• TASK PROMPT: Of all the lines here, how many include the string "seaborn"? Answer with the number only.

• TASK DATA:
------------------------------------------------
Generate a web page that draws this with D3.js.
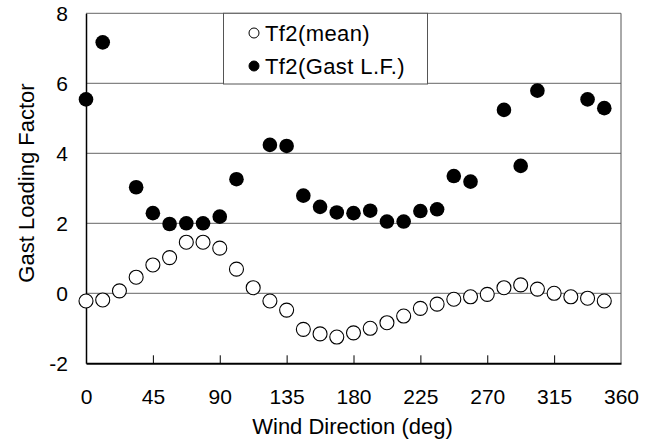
------------------------------------------------
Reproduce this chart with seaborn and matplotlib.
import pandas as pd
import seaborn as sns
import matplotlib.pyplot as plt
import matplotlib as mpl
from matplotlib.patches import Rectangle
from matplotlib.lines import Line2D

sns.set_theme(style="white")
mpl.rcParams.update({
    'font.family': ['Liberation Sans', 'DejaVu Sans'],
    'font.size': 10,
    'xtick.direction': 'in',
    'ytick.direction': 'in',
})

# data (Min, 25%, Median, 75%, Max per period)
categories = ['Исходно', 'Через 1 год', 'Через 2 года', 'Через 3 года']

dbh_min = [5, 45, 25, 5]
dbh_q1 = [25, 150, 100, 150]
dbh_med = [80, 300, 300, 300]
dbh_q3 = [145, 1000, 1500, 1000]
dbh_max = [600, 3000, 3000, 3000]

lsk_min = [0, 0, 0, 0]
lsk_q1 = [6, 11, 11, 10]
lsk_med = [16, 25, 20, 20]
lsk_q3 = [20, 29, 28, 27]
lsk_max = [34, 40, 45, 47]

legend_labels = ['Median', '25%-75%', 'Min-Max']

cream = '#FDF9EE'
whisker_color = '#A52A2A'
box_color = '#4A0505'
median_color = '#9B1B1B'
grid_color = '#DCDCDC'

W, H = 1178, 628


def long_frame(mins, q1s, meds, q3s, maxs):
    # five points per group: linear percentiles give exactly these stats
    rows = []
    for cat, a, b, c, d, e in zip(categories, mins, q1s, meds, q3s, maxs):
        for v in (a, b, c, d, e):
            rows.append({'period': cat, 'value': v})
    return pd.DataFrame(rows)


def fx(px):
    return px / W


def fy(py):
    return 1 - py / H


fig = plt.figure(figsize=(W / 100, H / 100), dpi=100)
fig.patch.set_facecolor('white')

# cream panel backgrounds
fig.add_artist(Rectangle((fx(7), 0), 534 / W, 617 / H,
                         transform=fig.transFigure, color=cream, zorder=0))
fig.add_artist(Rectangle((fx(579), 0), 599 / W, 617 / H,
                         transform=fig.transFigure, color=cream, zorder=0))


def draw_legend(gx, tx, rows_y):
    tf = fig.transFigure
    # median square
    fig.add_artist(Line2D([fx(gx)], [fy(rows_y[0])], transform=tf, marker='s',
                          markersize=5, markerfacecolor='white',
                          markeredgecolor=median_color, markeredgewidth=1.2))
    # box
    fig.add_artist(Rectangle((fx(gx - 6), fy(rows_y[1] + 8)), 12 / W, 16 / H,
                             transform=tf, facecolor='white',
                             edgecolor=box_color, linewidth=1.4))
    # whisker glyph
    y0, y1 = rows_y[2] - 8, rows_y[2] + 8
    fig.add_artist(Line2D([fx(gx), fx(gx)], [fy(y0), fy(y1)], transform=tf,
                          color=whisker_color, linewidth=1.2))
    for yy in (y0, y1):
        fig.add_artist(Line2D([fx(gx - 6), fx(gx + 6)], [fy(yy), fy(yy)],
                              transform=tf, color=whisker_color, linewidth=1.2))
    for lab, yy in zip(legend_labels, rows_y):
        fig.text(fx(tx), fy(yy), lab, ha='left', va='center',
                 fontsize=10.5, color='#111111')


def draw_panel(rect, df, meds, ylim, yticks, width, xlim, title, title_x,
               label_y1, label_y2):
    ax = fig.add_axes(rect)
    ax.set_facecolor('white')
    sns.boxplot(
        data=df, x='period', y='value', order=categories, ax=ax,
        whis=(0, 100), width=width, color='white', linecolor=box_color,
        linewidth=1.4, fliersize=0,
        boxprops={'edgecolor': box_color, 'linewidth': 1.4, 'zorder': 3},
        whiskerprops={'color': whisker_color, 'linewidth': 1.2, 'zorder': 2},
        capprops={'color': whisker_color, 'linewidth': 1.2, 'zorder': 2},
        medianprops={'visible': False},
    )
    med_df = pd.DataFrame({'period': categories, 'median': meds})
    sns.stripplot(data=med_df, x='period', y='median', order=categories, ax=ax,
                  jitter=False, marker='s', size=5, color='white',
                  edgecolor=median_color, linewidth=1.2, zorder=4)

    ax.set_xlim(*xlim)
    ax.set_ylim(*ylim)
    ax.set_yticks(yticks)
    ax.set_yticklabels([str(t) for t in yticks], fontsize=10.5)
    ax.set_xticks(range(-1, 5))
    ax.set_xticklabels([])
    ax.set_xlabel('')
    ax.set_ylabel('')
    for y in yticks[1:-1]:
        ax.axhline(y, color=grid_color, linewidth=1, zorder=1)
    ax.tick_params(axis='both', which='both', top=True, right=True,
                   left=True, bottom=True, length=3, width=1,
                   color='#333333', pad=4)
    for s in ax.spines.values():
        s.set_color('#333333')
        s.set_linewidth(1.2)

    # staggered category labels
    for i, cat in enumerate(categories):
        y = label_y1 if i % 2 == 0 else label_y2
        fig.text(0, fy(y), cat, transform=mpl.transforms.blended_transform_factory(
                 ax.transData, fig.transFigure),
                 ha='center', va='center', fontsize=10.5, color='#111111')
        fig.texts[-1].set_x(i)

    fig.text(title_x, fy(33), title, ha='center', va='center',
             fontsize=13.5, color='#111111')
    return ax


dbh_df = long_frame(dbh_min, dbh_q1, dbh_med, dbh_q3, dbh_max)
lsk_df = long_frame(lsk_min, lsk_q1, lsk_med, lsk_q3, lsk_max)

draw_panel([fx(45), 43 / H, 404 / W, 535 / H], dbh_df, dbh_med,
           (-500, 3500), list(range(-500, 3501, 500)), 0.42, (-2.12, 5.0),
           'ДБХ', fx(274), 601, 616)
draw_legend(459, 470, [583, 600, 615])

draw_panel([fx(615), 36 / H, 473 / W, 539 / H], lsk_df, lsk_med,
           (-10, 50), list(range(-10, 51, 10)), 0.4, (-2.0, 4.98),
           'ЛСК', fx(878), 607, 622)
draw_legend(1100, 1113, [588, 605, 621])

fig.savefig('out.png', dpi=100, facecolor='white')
------------------------------------------------
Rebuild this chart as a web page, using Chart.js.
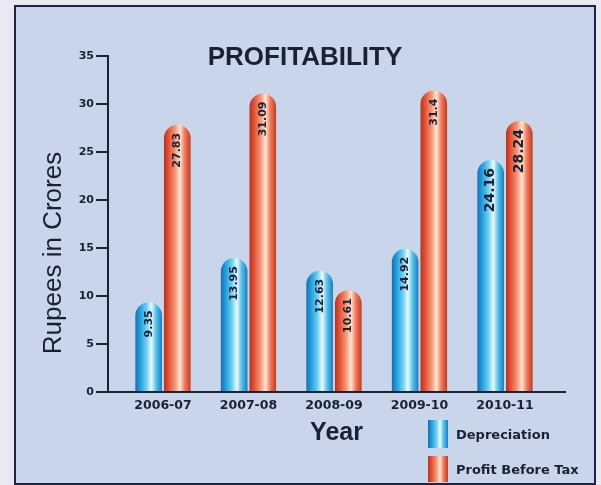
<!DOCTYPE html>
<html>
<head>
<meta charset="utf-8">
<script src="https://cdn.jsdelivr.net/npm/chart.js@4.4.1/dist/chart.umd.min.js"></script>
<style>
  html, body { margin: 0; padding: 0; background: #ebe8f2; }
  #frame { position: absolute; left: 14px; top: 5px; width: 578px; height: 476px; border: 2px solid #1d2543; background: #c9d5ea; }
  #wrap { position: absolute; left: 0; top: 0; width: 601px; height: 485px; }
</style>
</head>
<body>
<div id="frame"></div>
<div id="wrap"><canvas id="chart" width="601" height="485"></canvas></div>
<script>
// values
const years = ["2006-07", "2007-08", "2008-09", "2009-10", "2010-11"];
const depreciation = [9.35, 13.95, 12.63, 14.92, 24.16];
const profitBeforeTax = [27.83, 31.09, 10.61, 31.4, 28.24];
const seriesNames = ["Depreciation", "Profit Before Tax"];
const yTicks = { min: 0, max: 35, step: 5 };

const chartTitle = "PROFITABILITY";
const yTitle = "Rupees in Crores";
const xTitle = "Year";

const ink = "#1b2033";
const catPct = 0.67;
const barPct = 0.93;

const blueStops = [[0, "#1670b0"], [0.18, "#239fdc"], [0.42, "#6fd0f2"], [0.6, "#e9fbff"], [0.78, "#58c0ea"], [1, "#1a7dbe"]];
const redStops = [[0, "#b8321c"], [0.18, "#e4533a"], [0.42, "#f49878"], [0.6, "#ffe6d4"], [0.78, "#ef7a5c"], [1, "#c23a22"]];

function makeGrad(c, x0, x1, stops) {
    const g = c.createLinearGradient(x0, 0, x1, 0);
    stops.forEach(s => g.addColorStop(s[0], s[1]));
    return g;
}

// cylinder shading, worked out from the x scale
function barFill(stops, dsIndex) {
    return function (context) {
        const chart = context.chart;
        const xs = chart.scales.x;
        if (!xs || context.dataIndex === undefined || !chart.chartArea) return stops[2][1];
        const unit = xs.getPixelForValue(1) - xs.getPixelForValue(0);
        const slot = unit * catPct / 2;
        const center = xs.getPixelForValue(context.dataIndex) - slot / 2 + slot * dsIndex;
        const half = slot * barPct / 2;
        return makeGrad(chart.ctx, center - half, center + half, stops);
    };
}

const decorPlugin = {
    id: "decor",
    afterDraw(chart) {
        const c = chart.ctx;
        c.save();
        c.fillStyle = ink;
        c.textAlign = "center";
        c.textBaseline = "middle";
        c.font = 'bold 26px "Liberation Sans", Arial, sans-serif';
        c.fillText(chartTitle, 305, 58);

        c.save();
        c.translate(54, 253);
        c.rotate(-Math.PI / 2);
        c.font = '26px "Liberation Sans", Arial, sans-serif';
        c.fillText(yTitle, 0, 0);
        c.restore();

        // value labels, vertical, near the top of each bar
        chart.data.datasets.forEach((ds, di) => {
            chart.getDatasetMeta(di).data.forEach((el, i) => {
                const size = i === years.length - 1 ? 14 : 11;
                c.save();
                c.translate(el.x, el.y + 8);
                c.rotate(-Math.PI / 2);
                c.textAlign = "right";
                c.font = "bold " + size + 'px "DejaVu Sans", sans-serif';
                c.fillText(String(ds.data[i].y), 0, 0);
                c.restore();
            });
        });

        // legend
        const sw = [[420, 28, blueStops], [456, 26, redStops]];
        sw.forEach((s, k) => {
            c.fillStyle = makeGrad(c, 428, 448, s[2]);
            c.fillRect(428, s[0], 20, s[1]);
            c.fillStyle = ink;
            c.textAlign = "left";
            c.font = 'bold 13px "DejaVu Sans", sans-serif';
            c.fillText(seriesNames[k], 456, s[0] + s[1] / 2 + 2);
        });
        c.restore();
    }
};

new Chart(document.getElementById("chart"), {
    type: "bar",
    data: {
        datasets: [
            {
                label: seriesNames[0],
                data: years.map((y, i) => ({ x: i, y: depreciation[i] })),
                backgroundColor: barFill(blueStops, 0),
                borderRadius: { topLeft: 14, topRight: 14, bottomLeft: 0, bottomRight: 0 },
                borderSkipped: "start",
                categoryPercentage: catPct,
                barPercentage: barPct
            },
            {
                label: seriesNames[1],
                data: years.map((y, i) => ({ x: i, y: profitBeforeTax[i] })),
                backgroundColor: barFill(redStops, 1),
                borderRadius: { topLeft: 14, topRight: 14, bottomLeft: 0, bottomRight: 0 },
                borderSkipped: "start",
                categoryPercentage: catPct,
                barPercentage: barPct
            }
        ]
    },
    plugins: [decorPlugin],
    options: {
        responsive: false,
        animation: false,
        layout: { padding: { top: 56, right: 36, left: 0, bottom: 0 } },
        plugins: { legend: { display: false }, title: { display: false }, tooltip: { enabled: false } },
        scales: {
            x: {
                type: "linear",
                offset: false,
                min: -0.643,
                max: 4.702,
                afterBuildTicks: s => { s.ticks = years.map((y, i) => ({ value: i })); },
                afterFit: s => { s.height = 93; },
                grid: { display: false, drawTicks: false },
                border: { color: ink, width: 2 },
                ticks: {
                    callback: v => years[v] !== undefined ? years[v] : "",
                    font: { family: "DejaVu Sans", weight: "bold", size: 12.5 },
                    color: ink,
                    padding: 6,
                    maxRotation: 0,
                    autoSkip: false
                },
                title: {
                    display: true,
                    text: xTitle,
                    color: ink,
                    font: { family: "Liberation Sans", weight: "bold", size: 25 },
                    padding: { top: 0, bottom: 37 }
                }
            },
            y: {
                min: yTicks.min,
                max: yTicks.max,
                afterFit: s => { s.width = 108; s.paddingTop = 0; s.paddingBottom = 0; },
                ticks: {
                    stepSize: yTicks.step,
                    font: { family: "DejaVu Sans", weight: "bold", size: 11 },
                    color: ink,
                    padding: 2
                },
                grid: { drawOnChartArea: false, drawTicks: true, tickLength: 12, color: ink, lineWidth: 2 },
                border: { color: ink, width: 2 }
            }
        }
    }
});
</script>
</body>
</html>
------------------------------------------------
• COMPLETED TASK: 2